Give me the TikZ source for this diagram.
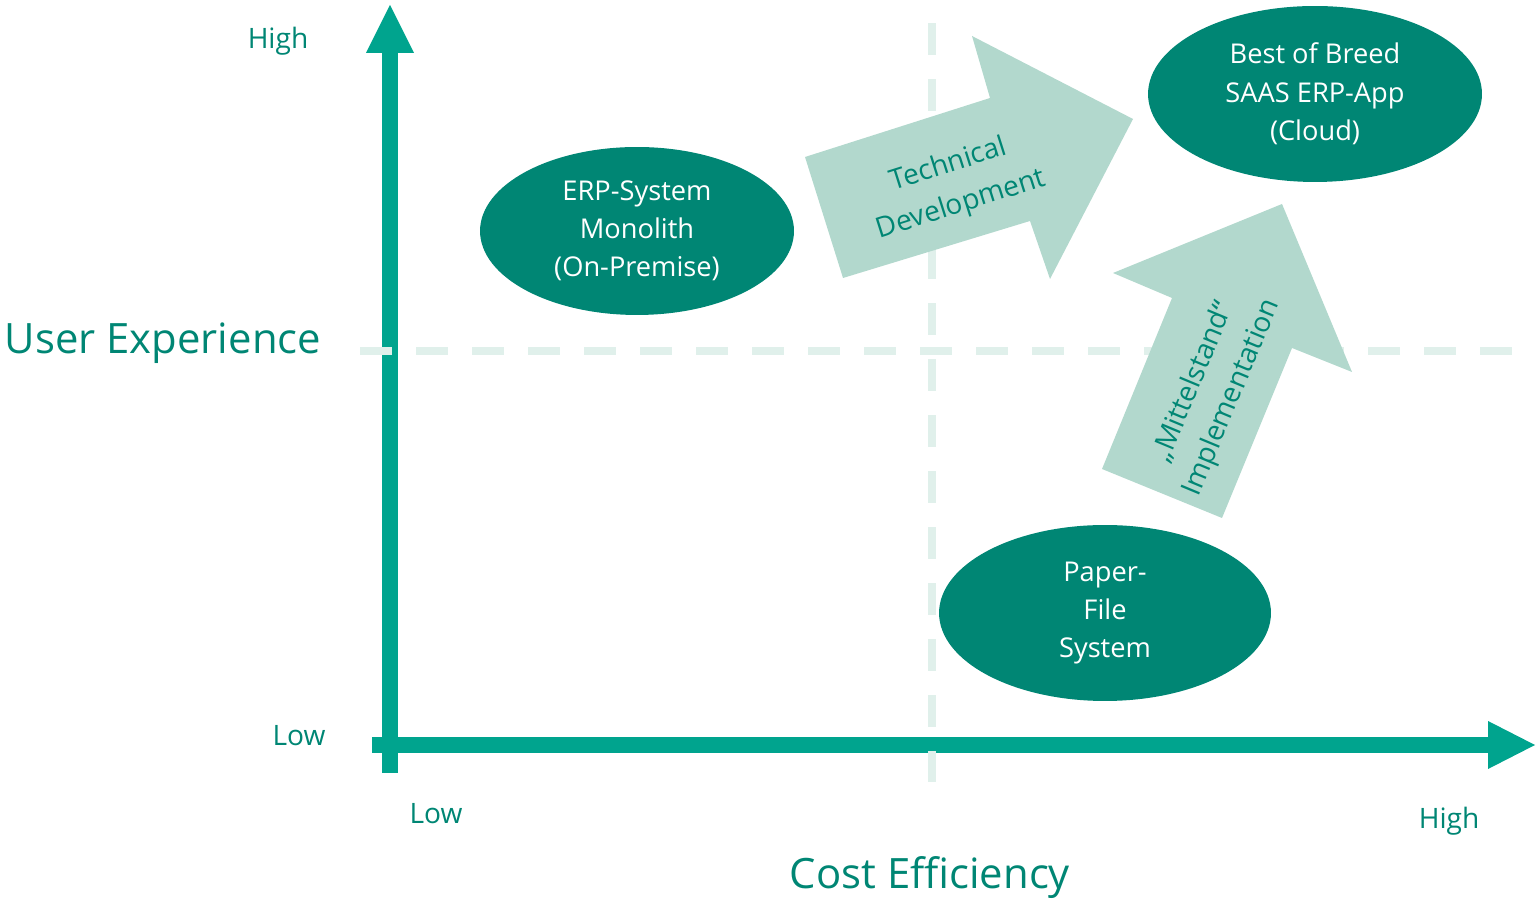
\documentclass[tikz,border=0pt]{standalone}
\usepackage{fontspec}
\setmainfont{Open Sans}
\usepackage{xcolor}
\usepackage{tikz}
\usetikzlibrary{arrows.meta}
\usetikzlibrary{shapes.geometric}
\definecolor{AxisTeal}{RGB}{0,164,142}
\definecolor{DarkTeal}{RGB}{0,134,116}
\definecolor{LightTeal}{RGB}{178,216,205}
\definecolor{PaleTeal}{RGB}{224,240,235}
\tikzset{
  MyEllipse/.style={
    ellipse, inner sep=0pt,
    fill=DarkTeal, text=white, align=center,
    font=\fontsize{15.5}{21.8}\selectfont,
  },
  MyLabel/.style={text=DarkTeal, font=\fontsize{16}{19}\selectfont},
  MyTitle/.style={text=DarkTeal, font=\fontsize{23.8}{28}\selectfont},
  MyAxis/.style={draw=AxisTeal, line width=0.32cm},
  MyGrid/.style={draw=PaleTeal, line width=0.15cm, dash pattern=on 0.64cm off 0.48cm},
  MyBlock/.style={fill=LightTeal},
  MyBlockText/.style={text=DarkTeal, align=center, font=\fontsize{16}{23.5}\selectfont},
}

\begin{document}
\begin{tikzpicture}[x=0.02cm,y=0.02cm]
\useasboundingbox (0,0) rectangle (1537,902);
\coordinate (YBot) at (390,129);
\coordinate (YTop) at (390,897);
\coordinate (XLeft) at (372,157);
\coordinate (XRight) at (1535,157);
\coordinate (VTop) at (932,879);
\coordinate (VBot) at (932,120);
\coordinate (HLeft) at (360,551);
\coordinate (HRight) at (1512,551);
\draw[MyAxis,-{Triangle[width=0.96cm,length=0.96cm,line width=0pt]}] (YBot) -- (YTop);
\draw[MyAxis,-{Triangle[width=0.96cm,length=0.94cm,line width=0pt]}] (XLeft) -- (XRight);
\draw[MyGrid] (VTop) -- (VBot);
\draw[MyGrid] (HLeft) -- (HRight);
% block arrows
\fill[MyBlock] (843,624) -- (805,745) -- (990,804) -- (972,866) -- (1133,783) -- (1050,623) -- (1030,681) -- cycle;
\fill[MyBlock] (1102,433) -- (1222,384) -- (1292,554) -- (1352,530) -- (1282,698) -- (1113,629) -- (1172,604) -- cycle;
\node[MyBlockText, rotate=17.6] (TECH) at (955,717) {Technical\\Development};
\node[MyBlockText, rotate=67.4] (MITTEL) at (1213,512) {„Mittelstand“\\Implementation};
% systems
\node[MyEllipse, minimum width=6.28cm, minimum height=3.36cm] (ERP) at (637,671) {ERP-System\\Monolith\\(On-Premise)};
\node[MyEllipse, minimum width=6.68cm, minimum height=3.52cm] (SAAS) at (1315,808) {Best of Breed\\SAAS ERP-App\\(Cloud)};
\node[MyEllipse, minimum width=6.64cm, minimum height=3.52cm] (PAPER) at (1105,289) {Paper-\\File\\System};
% labels
\node[MyLabel] (YHIGH) at (278,861) {High};
\node[MyLabel] (YLOW) at (299,166) {Low};
\node[MyLabel] (XLOW) at (436,88) {Low};
\node[MyLabel] (XHIGH) at (1449,81) {High};
\node[MyTitle] (UX) at (163,559) {User Experience};
\node[MyTitle] (CE) at (930,24) {Cost Efficiency};
\end{tikzpicture}
\end{document}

◇ ◇ ◇ ◇

Return the listing above word for word, with the pictures removed.

Give me the TikZ source for this diagram.
\documentclass[tikz,border=0pt]{standalone}
\usepackage{fontspec}
\setmainfont{Open Sans}
\usepackage{xcolor}
\usepackage{tikz}
\usetikzlibrary{arrows.meta}
\usetikzlibrary{shapes.geometric}
\definecolor{AxisTeal}{RGB}{0,164,142}
\definecolor{DarkTeal}{RGB}{0,134,116}
\definecolor{LightTeal}{RGB}{178,216,205}
\definecolor{PaleTeal}{RGB}{224,240,235}
\tikzset{
  MyEllipse/.style={
    ellipse, inner sep=0pt,
    fill=DarkTeal, text=white, align=center,
    font=\fontsize{15.5}{21.8}\selectfont,
  },
  MyLabel/.style={text=DarkTeal, font=\fontsize{16}{19}\selectfont},
  MyTitle/.style={text=DarkTeal, font=\fontsize{23.8}{28}\selectfont},
  MyAxis/.style={draw=AxisTeal, line width=0.32cm},
  MyGrid/.style={draw=PaleTeal, line width=0.15cm, dash pattern=on 0.64cm off 0.48cm},
  MyBlock/.style={fill=LightTeal},
  MyBlockText/.style={text=DarkTeal, align=center, font=\fontsize{16}{23.5}\selectfont},
}

\begin{document}
\begin{tikzpicture}[x=0.02cm,y=0.02cm]
\useasboundingbox (0,0) rectangle (1537,902);
\coordinate (YBot) at (390,129);
\coordinate (YTop) at (390,897);
\coordinate (XLeft) at (372,157);
\coordinate (XRight) at (1535,157);
\coordinate (VTop) at (932,879);
\coordinate (VBot) at (932,120);
\coordinate (HLeft) at (360,551);
\coordinate (HRight) at (1512,551);
\draw[MyAxis,-{Triangle[width=0.96cm,length=0.96cm,line width=0pt]}] (YBot) -- (YTop);
\draw[MyAxis,-{Triangle[width=0.96cm,length=0.94cm,line width=0pt]}] (XLeft) -- (XRight);
\draw[MyGrid] (VTop) -- (VBot);
\draw[MyGrid] (HLeft) -- (HRight);
% block arrows
\fill[MyBlock] (843,624) -- (805,745) -- (990,804) -- (972,866) -- (1133,783) -- (1050,623) -- (1030,681) -- cycle;
\fill[MyBlock] (1102,433) -- (1222,384) -- (1292,554) -- (1352,530) -- (1282,698) -- (1113,629) -- (1172,604) -- cycle;
\node[MyBlockText, rotate=17.6] (TECH) at (955,717) {Technical\\Development};
\node[MyBlockText, rotate=67.4] (MITTEL) at (1213,512) {„Mittelstand“\\Implementation};
% systems
\node[MyEllipse, minimum width=6.28cm, minimum height=3.36cm] (ERP) at (637,671) {ERP-System\\Monolith\\(On-Premise)};
\node[MyEllipse, minimum width=6.68cm, minimum height=3.52cm] (SAAS) at (1315,808) {Best of Breed\\SAAS ERP-App\\(Cloud)};
\node[MyEllipse, minimum width=6.64cm, minimum height=3.52cm] (PAPER) at (1105,289) {Paper-\\File\\System};
% labels
\node[MyLabel] (YHIGH) at (278,861) {High};
\node[MyLabel] (YLOW) at (299,166) {Low};
\node[MyLabel] (XLOW) at (436,88) {Low};
\node[MyLabel] (XHIGH) at (1449,81) {High};
\node[MyTitle] (UX) at (163,559) {User Experience};
\node[MyTitle] (CE) at (930,24) {Cost Efficiency};
\end{tikzpicture}
\end{document}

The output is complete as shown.